Exercise goal
Output the lines exactly, from the one where "Give me the Plotly source for this chart." appears through the one where "L, R, T, B = 91, 656, 83, 298" appears. Images are left out.

Supplied records
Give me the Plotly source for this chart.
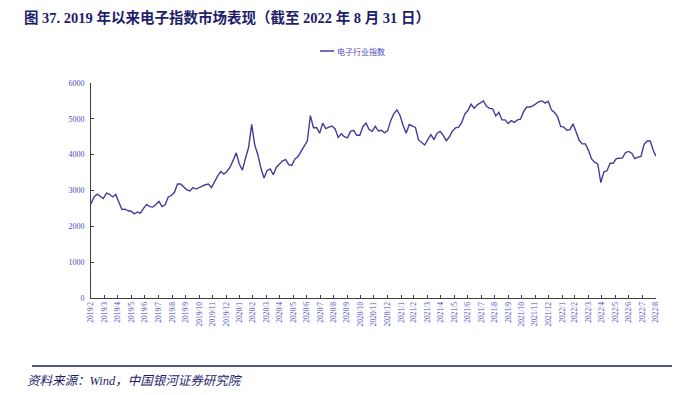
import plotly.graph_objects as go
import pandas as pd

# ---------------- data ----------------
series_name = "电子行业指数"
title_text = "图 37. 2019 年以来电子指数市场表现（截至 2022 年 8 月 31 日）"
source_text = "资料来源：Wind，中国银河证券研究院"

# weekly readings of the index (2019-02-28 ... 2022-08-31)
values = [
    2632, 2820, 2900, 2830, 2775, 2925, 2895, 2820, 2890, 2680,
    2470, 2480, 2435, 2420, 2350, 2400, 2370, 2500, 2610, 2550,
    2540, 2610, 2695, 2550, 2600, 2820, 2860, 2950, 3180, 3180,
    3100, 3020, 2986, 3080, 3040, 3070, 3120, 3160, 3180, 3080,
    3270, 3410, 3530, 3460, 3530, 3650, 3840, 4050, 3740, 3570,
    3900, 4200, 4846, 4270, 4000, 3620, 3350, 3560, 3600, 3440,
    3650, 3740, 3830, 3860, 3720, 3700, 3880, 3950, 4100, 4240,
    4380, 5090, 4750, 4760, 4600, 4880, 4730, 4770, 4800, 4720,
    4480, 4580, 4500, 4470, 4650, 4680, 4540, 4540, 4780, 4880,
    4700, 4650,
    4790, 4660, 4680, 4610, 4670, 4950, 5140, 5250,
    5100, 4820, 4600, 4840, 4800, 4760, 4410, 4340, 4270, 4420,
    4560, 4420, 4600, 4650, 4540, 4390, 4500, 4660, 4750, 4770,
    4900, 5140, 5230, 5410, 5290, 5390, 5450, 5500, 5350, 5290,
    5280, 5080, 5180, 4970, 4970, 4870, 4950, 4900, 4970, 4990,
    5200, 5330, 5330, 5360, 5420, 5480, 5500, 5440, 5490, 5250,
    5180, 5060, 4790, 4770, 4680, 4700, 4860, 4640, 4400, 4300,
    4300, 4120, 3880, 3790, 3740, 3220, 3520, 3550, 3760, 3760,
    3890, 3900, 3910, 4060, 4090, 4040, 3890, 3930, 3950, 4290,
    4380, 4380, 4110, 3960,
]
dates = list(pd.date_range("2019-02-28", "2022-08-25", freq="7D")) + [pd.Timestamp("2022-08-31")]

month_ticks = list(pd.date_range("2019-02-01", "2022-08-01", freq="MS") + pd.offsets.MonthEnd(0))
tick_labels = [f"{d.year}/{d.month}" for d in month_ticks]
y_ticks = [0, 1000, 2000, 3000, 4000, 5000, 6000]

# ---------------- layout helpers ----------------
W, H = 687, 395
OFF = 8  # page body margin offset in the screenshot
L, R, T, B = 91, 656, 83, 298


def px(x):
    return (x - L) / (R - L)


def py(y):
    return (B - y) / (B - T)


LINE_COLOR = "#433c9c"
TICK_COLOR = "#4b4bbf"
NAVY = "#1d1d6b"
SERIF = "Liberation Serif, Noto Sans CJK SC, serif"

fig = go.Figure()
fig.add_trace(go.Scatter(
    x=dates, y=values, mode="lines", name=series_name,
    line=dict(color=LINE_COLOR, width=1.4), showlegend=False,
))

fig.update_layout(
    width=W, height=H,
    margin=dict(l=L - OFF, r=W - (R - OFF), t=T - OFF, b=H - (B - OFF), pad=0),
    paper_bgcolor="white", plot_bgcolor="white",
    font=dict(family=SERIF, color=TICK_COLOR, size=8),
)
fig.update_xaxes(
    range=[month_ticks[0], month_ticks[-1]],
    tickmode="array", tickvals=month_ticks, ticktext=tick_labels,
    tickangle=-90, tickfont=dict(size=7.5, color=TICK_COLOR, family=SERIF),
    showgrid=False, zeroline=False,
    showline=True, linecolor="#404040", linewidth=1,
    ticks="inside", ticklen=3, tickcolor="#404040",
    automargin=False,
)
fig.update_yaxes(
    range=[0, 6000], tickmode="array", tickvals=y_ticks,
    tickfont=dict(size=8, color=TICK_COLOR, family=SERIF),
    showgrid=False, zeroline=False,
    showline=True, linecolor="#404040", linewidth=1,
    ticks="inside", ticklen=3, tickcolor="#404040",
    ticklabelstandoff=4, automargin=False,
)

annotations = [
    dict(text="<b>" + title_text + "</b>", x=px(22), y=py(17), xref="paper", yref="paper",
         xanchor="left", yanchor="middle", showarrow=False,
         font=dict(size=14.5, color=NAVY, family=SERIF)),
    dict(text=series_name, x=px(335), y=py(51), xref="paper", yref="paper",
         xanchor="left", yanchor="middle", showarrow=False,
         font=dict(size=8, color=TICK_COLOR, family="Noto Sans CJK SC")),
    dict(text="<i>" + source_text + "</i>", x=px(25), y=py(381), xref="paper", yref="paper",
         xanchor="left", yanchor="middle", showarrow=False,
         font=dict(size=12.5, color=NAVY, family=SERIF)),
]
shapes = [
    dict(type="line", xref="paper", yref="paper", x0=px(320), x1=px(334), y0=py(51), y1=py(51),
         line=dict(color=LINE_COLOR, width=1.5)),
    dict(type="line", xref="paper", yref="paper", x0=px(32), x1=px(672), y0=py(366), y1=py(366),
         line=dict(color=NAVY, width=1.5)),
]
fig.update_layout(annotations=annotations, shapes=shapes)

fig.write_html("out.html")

--

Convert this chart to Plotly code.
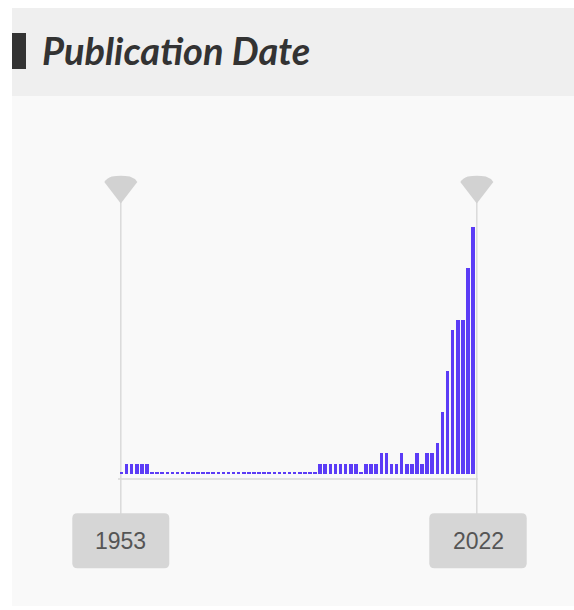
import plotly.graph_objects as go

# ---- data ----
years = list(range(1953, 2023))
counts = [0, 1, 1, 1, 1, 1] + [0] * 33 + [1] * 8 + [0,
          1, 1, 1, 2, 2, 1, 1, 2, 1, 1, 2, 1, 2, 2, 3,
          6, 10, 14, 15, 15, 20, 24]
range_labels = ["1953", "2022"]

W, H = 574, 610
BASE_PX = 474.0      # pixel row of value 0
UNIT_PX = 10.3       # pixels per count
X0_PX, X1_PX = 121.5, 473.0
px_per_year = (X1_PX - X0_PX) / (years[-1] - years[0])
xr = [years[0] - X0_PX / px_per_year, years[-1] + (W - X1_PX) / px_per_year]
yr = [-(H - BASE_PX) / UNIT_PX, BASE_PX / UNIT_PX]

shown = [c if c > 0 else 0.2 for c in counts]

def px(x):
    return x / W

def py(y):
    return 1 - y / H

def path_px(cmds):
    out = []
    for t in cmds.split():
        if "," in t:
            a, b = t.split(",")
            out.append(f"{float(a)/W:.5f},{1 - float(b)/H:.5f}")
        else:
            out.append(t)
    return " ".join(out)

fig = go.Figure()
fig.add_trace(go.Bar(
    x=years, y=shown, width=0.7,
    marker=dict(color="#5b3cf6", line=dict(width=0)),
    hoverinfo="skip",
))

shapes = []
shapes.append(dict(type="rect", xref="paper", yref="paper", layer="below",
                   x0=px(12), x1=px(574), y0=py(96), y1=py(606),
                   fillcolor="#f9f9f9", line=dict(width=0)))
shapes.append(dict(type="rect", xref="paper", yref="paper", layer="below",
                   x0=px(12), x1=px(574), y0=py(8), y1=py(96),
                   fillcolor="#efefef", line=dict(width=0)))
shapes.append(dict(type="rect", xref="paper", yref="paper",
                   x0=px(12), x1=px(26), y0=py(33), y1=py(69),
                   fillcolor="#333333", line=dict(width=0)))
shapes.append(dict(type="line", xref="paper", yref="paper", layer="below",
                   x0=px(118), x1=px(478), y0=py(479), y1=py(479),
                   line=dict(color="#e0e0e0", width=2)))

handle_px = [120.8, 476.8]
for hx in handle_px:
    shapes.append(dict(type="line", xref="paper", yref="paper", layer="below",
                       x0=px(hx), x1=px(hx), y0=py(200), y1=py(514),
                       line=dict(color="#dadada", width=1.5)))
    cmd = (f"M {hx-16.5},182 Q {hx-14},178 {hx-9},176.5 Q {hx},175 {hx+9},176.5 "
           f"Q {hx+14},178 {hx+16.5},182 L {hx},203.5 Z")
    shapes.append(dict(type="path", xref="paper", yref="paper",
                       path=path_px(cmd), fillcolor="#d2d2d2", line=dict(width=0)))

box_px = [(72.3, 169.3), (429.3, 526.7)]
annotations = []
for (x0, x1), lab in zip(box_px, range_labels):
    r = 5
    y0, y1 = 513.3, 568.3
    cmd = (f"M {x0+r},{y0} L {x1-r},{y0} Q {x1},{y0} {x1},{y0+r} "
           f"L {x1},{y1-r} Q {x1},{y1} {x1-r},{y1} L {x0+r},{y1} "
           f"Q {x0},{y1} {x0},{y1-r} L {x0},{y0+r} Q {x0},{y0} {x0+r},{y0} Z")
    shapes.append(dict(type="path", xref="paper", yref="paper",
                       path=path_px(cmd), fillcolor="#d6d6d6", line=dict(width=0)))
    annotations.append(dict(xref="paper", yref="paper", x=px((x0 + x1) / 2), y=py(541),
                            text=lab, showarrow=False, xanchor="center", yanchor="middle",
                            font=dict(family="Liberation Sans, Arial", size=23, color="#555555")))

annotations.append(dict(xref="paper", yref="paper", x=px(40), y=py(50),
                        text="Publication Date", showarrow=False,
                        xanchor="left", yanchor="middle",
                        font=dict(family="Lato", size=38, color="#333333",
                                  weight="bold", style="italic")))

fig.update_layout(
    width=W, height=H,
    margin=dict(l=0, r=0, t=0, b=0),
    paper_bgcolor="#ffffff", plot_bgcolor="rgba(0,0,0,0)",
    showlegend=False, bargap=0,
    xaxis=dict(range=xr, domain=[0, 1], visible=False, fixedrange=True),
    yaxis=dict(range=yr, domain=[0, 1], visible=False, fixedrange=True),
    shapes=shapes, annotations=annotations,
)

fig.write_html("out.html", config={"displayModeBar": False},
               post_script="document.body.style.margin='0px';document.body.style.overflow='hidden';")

Reply to the exercise
Give me the Plotly source for this chart.
import plotly.graph_objects as go
import pandas as pd

# ---------------- data ----------------
series_name = "电子行业指数"
title_text = "图 37. 2019 年以来电子指数市场表现（截至 2022 年 8 月 31 日）"
source_text = "资料来源：Wind，中国银河证券研究院"

# weekly readings of the index (2019-02-28 ... 2022-08-31)
values = [
    2632, 2820, 2900, 2830, 2775, 2925, 2895, 2820, 2890, 2680,
    2470, 2480, 2435, 2420, 2350, 2400, 2370, 2500, 2610, 2550,
    2540, 2610, 2695, 2550, 2600, 2820, 2860, 2950, 3180, 3180,
    3100, 3020, 2986, 3080, 3040, 3070, 3120, 3160, 3180, 3080,
    3270, 3410, 3530, 3460, 3530, 3650, 3840, 4050, 3740, 3570,
    3900, 4200, 4846, 4270, 4000, 3620, 3350, 3560, 3600, 3440,
    3650, 3740, 3830, 3860, 3720, 3700, 3880, 3950, 4100, 4240,
    4380, 5090, 4750, 4760, 4600, 4880, 4730, 4770, 4800, 4720,
    4480, 4580, 4500, 4470, 4650, 4680, 4540, 4540, 4780, 4880,
    4700, 4650,
    4790, 4660, 4680, 4610, 4670, 4950, 5140, 5250,
    5100, 4820, 4600, 4840, 4800, 4760, 4410, 4340, 4270, 4420,
    4560, 4420, 4600, 4650, 4540, 4390, 4500, 4660, 4750, 4770,
    4900, 5140, 5230, 5410, 5290, 5390, 5450, 5500, 5350, 5290,
    5280, 5080, 5180, 4970, 4970, 4870, 4950, 4900, 4970, 4990,
    5200, 5330, 5330, 5360, 5420, 5480, 5500, 5440, 5490, 5250,
    5180, 5060, 4790, 4770, 4680, 4700, 4860, 4640, 4400, 4300,
    4300, 4120, 3880, 3790, 3740, 3220, 3520, 3550, 3760, 3760,
    3890, 3900, 3910, 4060, 4090, 4040, 3890, 3930, 3950, 4290,
    4380, 4380, 4110, 3960,
]
dates = list(pd.date_range("2019-02-28", "2022-08-25", freq="7D")) + [pd.Timestamp("2022-08-31")]

month_ticks = list(pd.date_range("2019-02-01", "2022-08-01", freq="MS") + pd.offsets.MonthEnd(0))
tick_labels = [f"{d.year}/{d.month}" for d in month_ticks]
y_ticks = [0, 1000, 2000, 3000, 4000, 5000, 6000]

# ---------------- layout helpers ----------------
W, H = 687, 395
OFF = 8  # page body margin offset in the screenshot
L, R, T, B = 91, 656, 83, 298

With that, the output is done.